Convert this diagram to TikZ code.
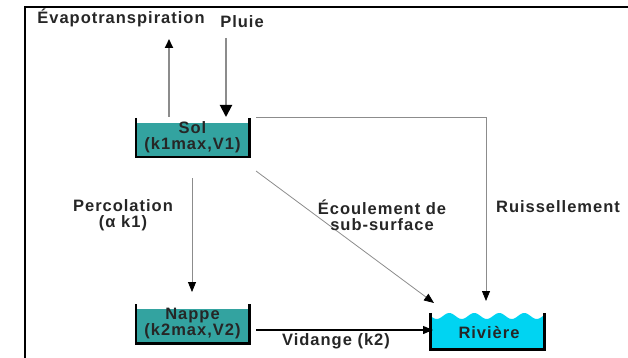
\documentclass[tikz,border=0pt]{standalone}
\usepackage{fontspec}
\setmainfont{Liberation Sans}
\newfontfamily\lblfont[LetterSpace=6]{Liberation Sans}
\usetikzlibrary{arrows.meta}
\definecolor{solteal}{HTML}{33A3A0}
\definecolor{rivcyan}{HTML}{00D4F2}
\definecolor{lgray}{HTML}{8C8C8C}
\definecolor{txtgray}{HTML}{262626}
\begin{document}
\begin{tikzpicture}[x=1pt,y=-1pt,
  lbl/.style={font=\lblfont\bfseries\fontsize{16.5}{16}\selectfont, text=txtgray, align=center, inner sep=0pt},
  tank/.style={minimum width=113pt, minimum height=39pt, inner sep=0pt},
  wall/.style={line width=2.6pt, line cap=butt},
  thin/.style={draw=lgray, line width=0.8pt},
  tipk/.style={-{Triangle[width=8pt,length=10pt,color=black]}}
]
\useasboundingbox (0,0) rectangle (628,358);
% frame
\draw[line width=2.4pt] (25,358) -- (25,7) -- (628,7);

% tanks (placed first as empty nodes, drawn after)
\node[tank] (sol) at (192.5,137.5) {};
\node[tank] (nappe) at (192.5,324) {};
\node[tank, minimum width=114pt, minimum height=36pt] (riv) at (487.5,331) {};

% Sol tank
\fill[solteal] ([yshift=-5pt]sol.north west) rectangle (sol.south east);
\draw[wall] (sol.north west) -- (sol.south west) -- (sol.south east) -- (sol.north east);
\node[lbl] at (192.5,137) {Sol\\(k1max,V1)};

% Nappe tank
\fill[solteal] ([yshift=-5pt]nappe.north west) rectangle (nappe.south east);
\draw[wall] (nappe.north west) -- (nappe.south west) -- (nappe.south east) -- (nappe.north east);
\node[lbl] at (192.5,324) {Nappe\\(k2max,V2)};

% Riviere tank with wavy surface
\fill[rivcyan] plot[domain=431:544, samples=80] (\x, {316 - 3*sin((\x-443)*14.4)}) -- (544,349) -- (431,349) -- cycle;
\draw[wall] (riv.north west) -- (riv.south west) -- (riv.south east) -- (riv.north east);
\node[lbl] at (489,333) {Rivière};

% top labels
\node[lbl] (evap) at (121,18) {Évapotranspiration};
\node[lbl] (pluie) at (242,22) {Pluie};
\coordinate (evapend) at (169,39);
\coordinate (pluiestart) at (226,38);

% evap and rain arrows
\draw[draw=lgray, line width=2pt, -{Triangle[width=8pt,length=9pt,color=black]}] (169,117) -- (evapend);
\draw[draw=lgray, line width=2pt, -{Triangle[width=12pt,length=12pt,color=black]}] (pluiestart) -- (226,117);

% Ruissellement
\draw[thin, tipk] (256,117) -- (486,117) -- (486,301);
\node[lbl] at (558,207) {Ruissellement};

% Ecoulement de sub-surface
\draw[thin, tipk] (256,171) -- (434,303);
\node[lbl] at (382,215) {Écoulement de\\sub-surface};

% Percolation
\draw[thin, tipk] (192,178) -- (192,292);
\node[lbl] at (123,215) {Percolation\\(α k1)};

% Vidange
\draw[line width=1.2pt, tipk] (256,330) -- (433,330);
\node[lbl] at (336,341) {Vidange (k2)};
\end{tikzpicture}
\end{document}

+--

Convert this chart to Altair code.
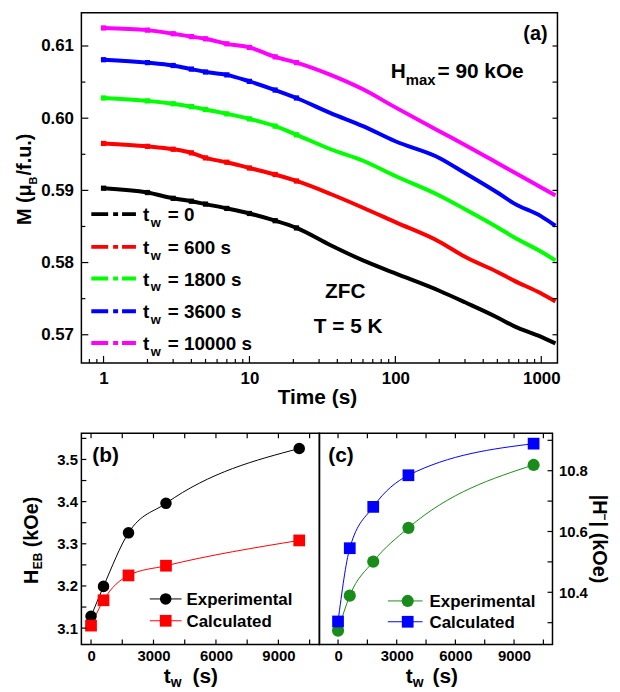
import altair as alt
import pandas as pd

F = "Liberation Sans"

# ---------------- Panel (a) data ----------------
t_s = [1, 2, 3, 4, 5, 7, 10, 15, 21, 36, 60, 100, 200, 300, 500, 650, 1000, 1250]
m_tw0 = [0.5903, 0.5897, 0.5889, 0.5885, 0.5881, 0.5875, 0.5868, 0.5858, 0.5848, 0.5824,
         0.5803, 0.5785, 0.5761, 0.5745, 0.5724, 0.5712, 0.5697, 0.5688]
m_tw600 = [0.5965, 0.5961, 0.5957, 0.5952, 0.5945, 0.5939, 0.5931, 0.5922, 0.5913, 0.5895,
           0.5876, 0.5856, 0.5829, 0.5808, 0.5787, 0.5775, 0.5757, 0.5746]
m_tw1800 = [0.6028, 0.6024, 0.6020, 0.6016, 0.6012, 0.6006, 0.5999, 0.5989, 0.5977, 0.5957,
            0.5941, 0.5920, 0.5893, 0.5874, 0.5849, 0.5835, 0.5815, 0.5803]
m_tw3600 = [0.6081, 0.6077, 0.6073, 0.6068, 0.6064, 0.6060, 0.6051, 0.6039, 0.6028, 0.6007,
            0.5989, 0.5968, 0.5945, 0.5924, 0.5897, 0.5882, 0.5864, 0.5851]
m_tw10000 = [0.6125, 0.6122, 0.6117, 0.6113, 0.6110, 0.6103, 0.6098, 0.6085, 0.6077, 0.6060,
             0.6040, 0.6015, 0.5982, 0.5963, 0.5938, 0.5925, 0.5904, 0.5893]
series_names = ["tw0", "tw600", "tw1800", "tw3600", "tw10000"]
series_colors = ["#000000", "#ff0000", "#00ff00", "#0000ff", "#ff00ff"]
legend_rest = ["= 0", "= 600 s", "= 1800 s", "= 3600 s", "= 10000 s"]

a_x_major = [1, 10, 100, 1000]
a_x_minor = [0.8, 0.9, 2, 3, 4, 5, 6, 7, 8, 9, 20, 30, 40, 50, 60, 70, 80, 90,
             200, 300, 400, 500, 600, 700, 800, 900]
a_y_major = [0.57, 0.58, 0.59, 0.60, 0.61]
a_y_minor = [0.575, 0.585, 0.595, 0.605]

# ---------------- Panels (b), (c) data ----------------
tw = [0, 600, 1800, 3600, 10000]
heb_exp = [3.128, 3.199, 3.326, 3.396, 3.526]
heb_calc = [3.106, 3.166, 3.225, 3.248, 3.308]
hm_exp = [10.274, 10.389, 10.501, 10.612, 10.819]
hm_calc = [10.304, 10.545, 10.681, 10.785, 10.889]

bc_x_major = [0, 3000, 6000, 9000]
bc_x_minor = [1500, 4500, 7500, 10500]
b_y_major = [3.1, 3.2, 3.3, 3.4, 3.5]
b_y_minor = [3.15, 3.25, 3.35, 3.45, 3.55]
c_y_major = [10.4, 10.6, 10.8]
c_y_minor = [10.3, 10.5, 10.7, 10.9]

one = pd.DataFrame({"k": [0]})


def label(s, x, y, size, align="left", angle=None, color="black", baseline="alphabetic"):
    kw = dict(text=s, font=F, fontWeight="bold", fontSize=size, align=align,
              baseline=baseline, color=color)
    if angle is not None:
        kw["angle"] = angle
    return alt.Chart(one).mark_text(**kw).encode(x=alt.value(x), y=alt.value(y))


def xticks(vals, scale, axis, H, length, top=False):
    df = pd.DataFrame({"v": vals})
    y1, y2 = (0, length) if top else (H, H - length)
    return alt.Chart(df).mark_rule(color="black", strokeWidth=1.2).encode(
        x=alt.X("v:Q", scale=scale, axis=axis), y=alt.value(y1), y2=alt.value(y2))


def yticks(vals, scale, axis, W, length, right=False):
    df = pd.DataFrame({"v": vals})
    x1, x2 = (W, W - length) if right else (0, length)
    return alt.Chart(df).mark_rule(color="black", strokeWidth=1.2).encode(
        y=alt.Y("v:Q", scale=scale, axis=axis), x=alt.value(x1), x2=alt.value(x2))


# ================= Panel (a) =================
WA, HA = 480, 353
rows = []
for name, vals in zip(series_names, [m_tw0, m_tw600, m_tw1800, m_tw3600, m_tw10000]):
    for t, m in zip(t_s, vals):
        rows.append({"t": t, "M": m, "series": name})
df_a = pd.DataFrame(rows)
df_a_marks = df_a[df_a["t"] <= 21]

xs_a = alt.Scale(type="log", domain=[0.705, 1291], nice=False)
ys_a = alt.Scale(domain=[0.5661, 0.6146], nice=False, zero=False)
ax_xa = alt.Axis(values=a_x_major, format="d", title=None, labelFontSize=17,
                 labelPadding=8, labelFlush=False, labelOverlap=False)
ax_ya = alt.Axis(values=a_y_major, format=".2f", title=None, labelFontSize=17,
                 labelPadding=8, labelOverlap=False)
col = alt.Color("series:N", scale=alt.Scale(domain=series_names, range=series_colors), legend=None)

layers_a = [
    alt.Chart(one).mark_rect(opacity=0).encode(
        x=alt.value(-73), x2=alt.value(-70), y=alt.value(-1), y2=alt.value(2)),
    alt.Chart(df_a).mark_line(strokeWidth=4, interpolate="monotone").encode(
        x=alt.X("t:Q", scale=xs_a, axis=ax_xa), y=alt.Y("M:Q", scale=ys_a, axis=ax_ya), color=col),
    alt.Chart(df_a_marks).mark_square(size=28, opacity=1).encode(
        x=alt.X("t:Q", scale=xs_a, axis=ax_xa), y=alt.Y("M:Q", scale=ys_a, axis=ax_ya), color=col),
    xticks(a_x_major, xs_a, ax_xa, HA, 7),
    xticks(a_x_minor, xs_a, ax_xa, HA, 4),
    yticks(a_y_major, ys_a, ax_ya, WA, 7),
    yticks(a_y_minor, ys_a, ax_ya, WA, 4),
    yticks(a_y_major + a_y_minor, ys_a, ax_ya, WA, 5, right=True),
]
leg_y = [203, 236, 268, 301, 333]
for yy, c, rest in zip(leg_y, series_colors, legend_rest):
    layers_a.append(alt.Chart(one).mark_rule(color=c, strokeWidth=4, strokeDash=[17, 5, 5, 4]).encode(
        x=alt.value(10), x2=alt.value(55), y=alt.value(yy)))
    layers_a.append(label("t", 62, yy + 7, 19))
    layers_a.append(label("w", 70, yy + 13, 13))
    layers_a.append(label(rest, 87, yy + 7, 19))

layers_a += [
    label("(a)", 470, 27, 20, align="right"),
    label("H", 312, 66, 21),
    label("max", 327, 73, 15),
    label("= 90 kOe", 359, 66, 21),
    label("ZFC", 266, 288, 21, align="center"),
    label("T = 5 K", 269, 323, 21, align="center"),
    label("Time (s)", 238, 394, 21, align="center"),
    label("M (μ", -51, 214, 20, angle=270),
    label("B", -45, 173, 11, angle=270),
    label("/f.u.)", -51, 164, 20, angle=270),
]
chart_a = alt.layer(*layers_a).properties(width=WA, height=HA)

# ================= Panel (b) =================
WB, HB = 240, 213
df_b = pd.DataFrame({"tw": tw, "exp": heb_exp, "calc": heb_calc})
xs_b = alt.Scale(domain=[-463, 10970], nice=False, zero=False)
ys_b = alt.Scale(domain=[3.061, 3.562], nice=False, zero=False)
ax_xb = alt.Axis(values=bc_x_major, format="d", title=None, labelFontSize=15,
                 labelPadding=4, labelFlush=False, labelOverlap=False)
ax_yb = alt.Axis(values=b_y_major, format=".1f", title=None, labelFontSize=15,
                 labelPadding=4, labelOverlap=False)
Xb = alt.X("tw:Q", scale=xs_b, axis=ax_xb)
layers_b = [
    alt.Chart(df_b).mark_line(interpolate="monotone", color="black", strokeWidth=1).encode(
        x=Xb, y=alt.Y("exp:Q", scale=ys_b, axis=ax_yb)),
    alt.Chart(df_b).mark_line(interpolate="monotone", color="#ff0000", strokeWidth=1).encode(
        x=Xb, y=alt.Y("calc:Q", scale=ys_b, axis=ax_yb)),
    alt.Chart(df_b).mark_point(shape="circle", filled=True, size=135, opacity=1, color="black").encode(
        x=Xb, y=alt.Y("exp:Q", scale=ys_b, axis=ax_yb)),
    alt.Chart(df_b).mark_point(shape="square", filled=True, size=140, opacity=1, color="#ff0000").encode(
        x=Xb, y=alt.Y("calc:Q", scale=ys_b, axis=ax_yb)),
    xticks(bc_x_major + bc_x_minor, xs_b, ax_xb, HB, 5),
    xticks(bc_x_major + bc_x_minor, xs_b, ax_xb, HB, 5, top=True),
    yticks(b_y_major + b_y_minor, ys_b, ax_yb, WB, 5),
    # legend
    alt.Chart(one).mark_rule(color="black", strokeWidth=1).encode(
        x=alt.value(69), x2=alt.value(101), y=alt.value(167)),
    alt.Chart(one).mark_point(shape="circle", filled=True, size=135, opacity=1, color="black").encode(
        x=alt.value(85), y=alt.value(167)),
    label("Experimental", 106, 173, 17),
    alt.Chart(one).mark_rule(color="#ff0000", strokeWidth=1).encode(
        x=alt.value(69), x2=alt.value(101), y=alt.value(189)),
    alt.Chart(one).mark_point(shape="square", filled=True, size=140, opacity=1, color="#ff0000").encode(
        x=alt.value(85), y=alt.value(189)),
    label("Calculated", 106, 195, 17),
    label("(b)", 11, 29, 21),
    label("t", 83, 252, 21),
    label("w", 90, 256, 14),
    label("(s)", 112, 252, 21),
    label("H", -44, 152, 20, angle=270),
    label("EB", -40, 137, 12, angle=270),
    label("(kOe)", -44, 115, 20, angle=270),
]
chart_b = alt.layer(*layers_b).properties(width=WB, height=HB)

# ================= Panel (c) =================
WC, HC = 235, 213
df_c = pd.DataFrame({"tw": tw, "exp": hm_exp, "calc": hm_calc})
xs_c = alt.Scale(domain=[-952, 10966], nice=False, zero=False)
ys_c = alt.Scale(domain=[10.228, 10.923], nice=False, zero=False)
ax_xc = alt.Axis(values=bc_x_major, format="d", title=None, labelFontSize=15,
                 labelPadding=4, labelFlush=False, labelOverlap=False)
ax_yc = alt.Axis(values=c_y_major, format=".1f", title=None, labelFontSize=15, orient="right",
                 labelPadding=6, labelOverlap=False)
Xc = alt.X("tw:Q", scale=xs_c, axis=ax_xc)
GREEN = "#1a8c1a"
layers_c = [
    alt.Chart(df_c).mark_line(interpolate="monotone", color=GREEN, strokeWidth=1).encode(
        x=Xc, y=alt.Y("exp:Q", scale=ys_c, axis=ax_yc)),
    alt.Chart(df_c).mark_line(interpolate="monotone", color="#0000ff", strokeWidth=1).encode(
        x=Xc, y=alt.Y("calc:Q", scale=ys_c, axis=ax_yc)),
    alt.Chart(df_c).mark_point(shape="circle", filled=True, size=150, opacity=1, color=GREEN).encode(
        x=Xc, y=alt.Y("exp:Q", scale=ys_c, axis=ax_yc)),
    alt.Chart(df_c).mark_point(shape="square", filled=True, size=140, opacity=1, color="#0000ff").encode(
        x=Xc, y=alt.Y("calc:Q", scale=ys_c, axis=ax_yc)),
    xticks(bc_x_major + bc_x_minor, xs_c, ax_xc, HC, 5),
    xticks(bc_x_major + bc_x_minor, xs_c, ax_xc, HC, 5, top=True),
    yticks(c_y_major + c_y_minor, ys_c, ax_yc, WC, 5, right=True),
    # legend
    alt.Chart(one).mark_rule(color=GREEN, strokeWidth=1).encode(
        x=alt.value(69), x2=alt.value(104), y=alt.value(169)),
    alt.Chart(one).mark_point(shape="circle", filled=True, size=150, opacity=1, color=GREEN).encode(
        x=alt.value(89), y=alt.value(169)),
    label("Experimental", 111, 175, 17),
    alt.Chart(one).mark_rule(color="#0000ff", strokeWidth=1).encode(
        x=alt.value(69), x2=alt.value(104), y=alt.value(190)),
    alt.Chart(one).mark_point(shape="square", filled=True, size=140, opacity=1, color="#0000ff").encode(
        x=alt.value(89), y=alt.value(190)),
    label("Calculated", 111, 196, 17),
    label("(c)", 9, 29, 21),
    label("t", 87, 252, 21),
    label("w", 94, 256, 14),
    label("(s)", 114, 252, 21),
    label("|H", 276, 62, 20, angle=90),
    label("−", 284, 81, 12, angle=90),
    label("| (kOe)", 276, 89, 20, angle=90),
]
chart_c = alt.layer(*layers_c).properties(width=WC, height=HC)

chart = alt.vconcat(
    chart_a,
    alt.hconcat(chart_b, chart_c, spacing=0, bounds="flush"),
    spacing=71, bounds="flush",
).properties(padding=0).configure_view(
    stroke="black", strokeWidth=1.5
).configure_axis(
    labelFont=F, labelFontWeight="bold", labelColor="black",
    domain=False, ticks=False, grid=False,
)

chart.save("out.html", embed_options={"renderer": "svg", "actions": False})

+--

**What to produce**
From the records above, copy only the lines running from the line containing "Convert this diagram to TikZ code." to the line containing "minimum width=114pt, minimum", both ends included. Leave the pictures out.

**Task result**
Convert this diagram to TikZ code.
\documentclass[tikz,border=0pt]{standalone}
\usepackage{fontspec}
\setmainfont{Liberation Sans}
\newfontfamily\lblfont[LetterSpace=6]{Liberation Sans}
\usetikzlibrary{arrows.meta}
\definecolor{solteal}{HTML}{33A3A0}
\definecolor{rivcyan}{HTML}{00D4F2}
\definecolor{lgray}{HTML}{8C8C8C}
\definecolor{txtgray}{HTML}{262626}
\begin{document}
\begin{tikzpicture}[x=1pt,y=-1pt,
  lbl/.style={font=\lblfont\bfseries\fontsize{16.5}{16}\selectfont, text=txtgray, align=center, inner sep=0pt},
  tank/.style={minimum width=113pt, minimum height=39pt, inner sep=0pt},
  wall/.style={line width=2.6pt, line cap=butt},
  thin/.style={draw=lgray, line width=0.8pt},
  tipk/.style={-{Triangle[width=8pt,length=10pt,color=black]}}
]
\useasboundingbox (0,0) rectangle (628,358);
% frame
\draw[line width=2.4pt] (25,358) -- (25,7) -- (628,7);

% tanks (placed first as empty nodes, drawn after)
\node[tank] (sol) at (192.5,137.5) {};
\node[tank] (nappe) at (192.5,324) {};
\node[tank, minimum width=114pt, minimum height=36pt] (riv) at (487.5,331) {};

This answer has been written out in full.